Canadian Magazine Industry News
29 May 2009,     TORONTO
Writers and editors weigh in on the CWG
Vancouver editor Gary Ross says he will turn to non-CWG writers if he can't afford the agency's rates.
Four years ago, Gary Ross offered a freelance writer $4,000 for a 4,000-word feature. Her response: “Gary, we had this same conversation 20 years ago.” The then-editor of Saturday Night—now editor of Vancouver Magazine—was having budget problems and could only afford to offer the writer the same rate he gave her in 1985. She ended up taking the assignment. “What’s her alternative?” Ross says. “She will just forego $4,000 in income.”

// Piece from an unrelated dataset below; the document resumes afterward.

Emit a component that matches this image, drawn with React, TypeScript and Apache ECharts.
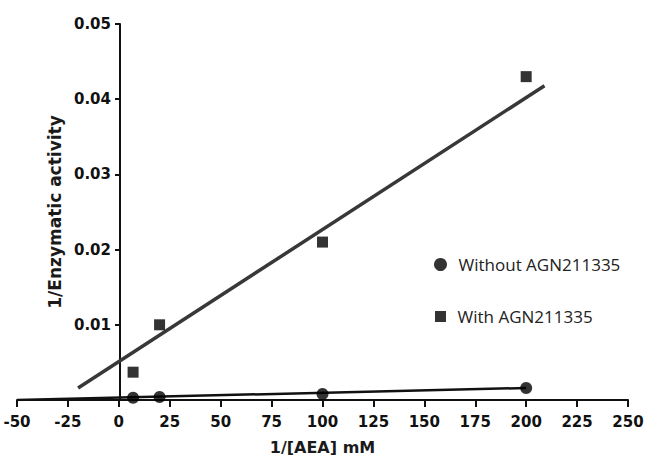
import React, { useEffect, useRef } from "react";
import * as echarts from "echarts";

const xValues = [7, 20, 100, 200];
const withoutValues = [0.0003, 0.0004, 0.0008, 0.0016];
const withValues = [0.0037, 0.01, 0.021, 0.043];
const withoutFit = [[-50, 0.0], [200, 0.0016]];
const withFit = [[-20, 0.0016], [209, 0.0418]];
const seriesNames = ["Without AGN211335", "With AGN211335"];

export default function App() {
  const ref = useRef<HTMLDivElement>(null);
  useEffect(() => {
    document.body.style.margin = "0";
    const chart = echarts.init(ref.current!, null, { renderer: "svg" });
    const tickFont = { fontFamily: "DejaVu Sans, sans-serif", fontWeight: "bold" as const, fontSize: 15, color: "#111" };
    const nameFont = { fontFamily: "DejaVu Sans, sans-serif", fontWeight: "bold" as const, fontSize: 16, color: "#1a1a1a" };
    const legendText = { fontFamily: "Open Sans, sans-serif", fontSize: 17, color: "#222" };
    chart.setOption({
      animation: false,
      backgroundColor: "#fff",
      grid: { left: 17, right: 21, top: 24, bottom: 58, outerBoundsMode: "none", containLabel: false },
      legend: [
        {
          orient: "vertical",
          left: 429,
          top: 251,
          itemWidth: 26,
          itemHeight: 13,
          textStyle: legendText,
          data: [{ name: seriesNames[0], icon: "circle" }],
        },
        {
          orient: "vertical",
          left: 430,
          top: 303,
          itemWidth: 24,
          itemHeight: 11,
          symbolKeepAspect: true,
          textStyle: legendText,
          data: [{ name: seriesNames[1], icon: "path://M0,0h10v10h-10z" }],
        },
      ],
      xAxis: {
        type: "value",
        min: -50,
        max: 250,
        interval: 25,
        splitLine: { show: false },
        axisLine: { onZero: false, lineStyle: { color: "#111", width: 2 } },
        axisTick: { show: true, length: 7, lineStyle: { color: "#111", width: 2 } },
        axisLabel: { ...tickFont, margin: 14 },
        name: "1/[AEA] mM",
        nameLocation: "middle",
        nameGap: 39,
        nameTextStyle: nameFont,
      },
      yAxis: {
        type: "value",
        min: 0,
        max: 0.05,
        interval: 0.01,
        position: "left",
        offset: -103,
        splitLine: { show: false },
        axisLine: { show: true, onZero: false, lineStyle: { color: "#111", width: 2 } },
        axisTick: { show: true, length: 5, lineStyle: { color: "#111", width: 2 } },
        axisLabel: { ...tickFont, margin: 9, formatter: (v: number) => (v === 0 ? "" : v.toFixed(2)) },
        name: "1/Enzymatic activity",
        nameLocation: "middle",
        nameGap: 56,
        nameRotate: 90,
        nameTextStyle: { ...nameFont, fontSize: 17 },
      },
      series: [
        {
          name: seriesNames[0],
          type: "scatter",
          symbol: "circle",
          symbolSize: 12,
          itemStyle: { color: "#000" },
          data: xValues.map((x, i) => [x, withoutValues[i]]),
          z: 5,
        },
        {
          name: seriesNames[1],
          type: "scatter",
          symbol: "rect",
          symbolSize: 11,
          itemStyle: { color: "#000" },
          data: xValues.map((x, i) => [x, withValues[i]]),
          z: 5,
        },
        {
          type: "line",
          data: withoutFit,
          showSymbol: false,
          symbol: "none",
          lineStyle: { color: "#111", width: 2.5 },
          z: 3,
        },
        {
          type: "line",
          data: withFit,
          showSymbol: false,
          symbol: "none",
          lineStyle: { color: "#383838", width: 3.5 },
          z: 3,
        },
      ],
    });
    return () => chart.dispose();
  }, []);
  return <div ref={ref} style={{ width: 649, height: 458 }} />;
}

The battle for better freelance rates is one that Derek Finkle hopes to win with the launch of a new literary agency, the Canadian Writers Group. CWG, which opened shop on May 11, aims to negotiate better fees on behalf of its 50 plus members. The agency will take a 10% to 15% cut, depending on whether the story was acquired by the writer or the CWG and Finkle hopes to have 100 writers in his stable by the end of the year.

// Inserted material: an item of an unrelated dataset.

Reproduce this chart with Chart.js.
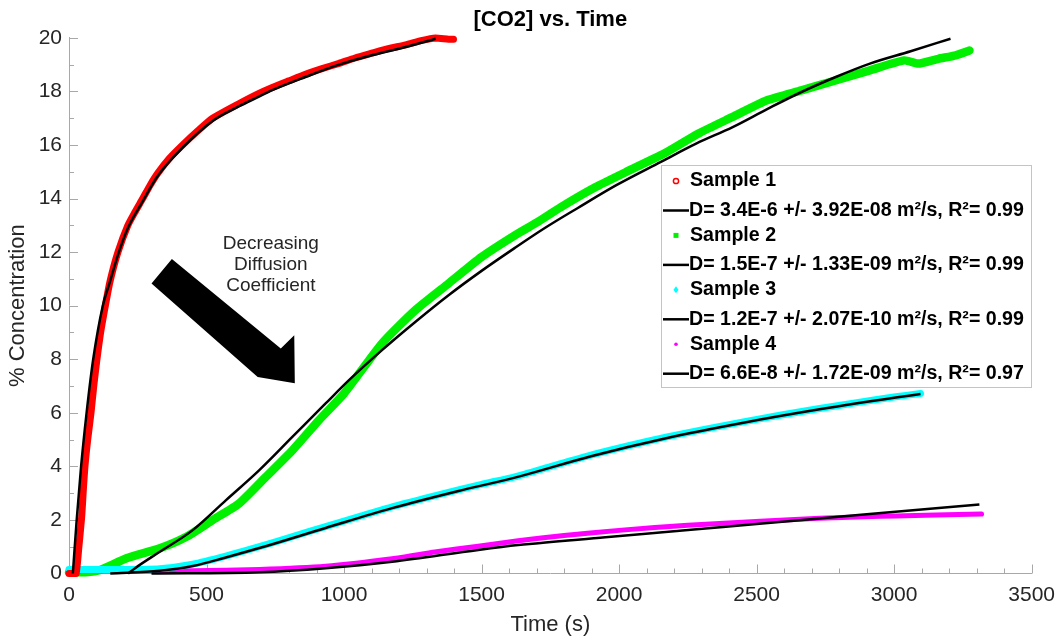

“We need somebody to handle our business”

Russell Smith writes a bi-weekly column for The Globe and Mail, but still sees himself in a very vulnerable position. “I, as a freelancer for The Globe and Mail, don’t have a contract with them of any kind,” he explains. “They could tell me tomorrow that they don’t want me to write a column next week and that would be the end of my employment. There would be no severance; there would be nothing.” Smith thinks reeling in corporate work—an area the CWG is promising to specialize in—could give him some income security. But more importantly, Smith dislikes discussing money with editors. The CWG will relieve writers of asking editors uncomfortable questions about pay.

Writers are often not very good at business and the CWG will help alleviate that problem, says writer David Hayes.
David Hayes
, a nine-time National Magazine Award winner, feels the same way as Smith, adding that some writers are just not business savvy. “If I was any good at business, I’d probably be a businessman and I’d own a company and I’d make a lot more than what I make as a writer. But I’m shitty businessman as a many great writers are,” he says. “We need somebody to handle our business for us. Frankly, I would have been taken to the cleaners if I were handling my own business with book publishers [when I published my books].”

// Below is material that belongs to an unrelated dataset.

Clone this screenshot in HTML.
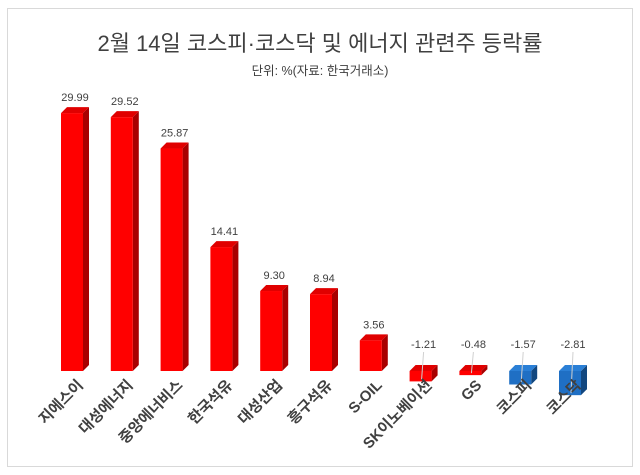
<!DOCTYPE html>
<html><head><meta charset="utf-8"><style>
body{margin:0;background:#fff;}
svg{display:block;font-family:"Liberation Sans","Noto Sans CJK KR",sans-serif;}
</style></head><body>
<svg width="640" height="475" viewBox="0 0 640 475">
<rect x="7.5" y="8.5" width="625" height="458" fill="#fff" stroke="#d9d9d9"/>
<text x="320" y="51" text-anchor="middle" font-size="22" fill="#404040">2월 14일 코스피·코스닥 및 에너지 관련주 등락률</text>
<text x="320" y="75" text-anchor="middle" font-size="12.5" fill="#404040">단위: %(자료: 한국거래소)</text>
<g id="bars"></g>
</svg>
<script>
var d=[["지에스이",29.99],["대성에너지",29.52],["중앙에너비스",25.87],["한국석유",14.41],["대성산업",9.30],["흥구석유",8.94],["S-OIL",3.56],["SK이노베이션",-1.21],["GS",-0.48],["코스피",-1.57],["코스닥",-2.81]];
var g=document.getElementById('bars'),h='',B=371,S=8.6,W=22,D=6;
d.forEach(function(e,i){
 var x=61+i*49.8,v=e[1],t=v>=0?B-v*S:B,b=v>=0?B:B-v*S;
 var blue=i>=9,f=blue?'#1f6fc4':'#ff0000',s=blue?'#12477f':'#a80000',c=blue?'#2a7fd6':'#e00000';
 h+='<polygon points="'+(x+W)+','+t+' '+(x+W+D)+','+(t-D)+' '+(x+W+D)+','+(b-D)+' '+(x+W)+','+b+'" fill="'+s+'"/>';
 h+='<polygon points="'+x+','+t+' '+(x+D)+','+(t-D)+' '+(x+W+D)+','+(t-D)+' '+(x+W)+','+t+'" fill="'+c+'"/>';
 h+='<rect x="'+x+'" y="'+t+'" width="'+W+'" height="'+(b-t)+'" fill="'+f+'"/>';
 var lx=x+W/2+3,ly;
 if(v>=0){ly=t-12;}else{ly=348;h+='<line x1="'+lx+'" y1="'+(ly+4)+'" x2="'+(lx-2)+'" y2="'+(b-2)+'" stroke="#d0d0d0" stroke-width="1"/>';}
 h+='<text x="'+lx+'" y="'+ly+'" text-anchor="middle" font-size="11" fill="#404040">'+v.toFixed(2)+'</text>';
 var ax=x+W/2+12,ay=386;
 h+='<text transform="translate('+ax+','+ay+') rotate(-45)" text-anchor="end" font-size="15" font-weight="bold" fill="#404040">'+e[0]+'</text>';
});
g.innerHTML=h;
</script>
</body></html>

Though Hayes has seen an improvement in his pay—he receives $1.50 a word from most of the publications he writes for—fellow freelancers Marni Jackson and David Macfarlane say their salaries have taken nosedives. “I am now being paid less to write a freelance piece than I was when I first reviewed books for Books in Canada in 1970,” Macfarlane says. All three also don’t believe it when Canadian magazines say they “can’t afford” to increase rates. “If they have the money to publish, they have the money to pay writers more,” Jackson says.

Like trying to “get blood out of stone”

John Macfarlane, editor and co-publisher of The Walrus, insists that’s not the case. Writers asking for more money will be like trying to “get blood out of stone,” he says.

Cottage Life editor Penny Caldwell says she sees the possibility of using the agency down the road, but confesses that her magazine can’t offer higher pay right now due to the recession.

Gary Ross knows that a couple of his regular Vancouver contributors have joined the CWG and says he’s willing to talk to Finkle if the scribes direct him that way. But the veteran editor doesn’t expect the agency will have much to offer in the way of directing him to new talent. “There are no secrets here in Vancouver that I don’t know about that Derek can disclose to me, in terms of who’s capable and who I might be using. I think that’s true of every magazine editor.”

Ross also says he’s not afraid to turn to non-CWG members if the agency demands a rate he can’t afford. “How can you raise freelance rates if you don’t have some guarantee that by raising the rates of freelancers, you’re going to somehow improve the income that the magazine generates?” he asks. “It’s a very hard case to make.”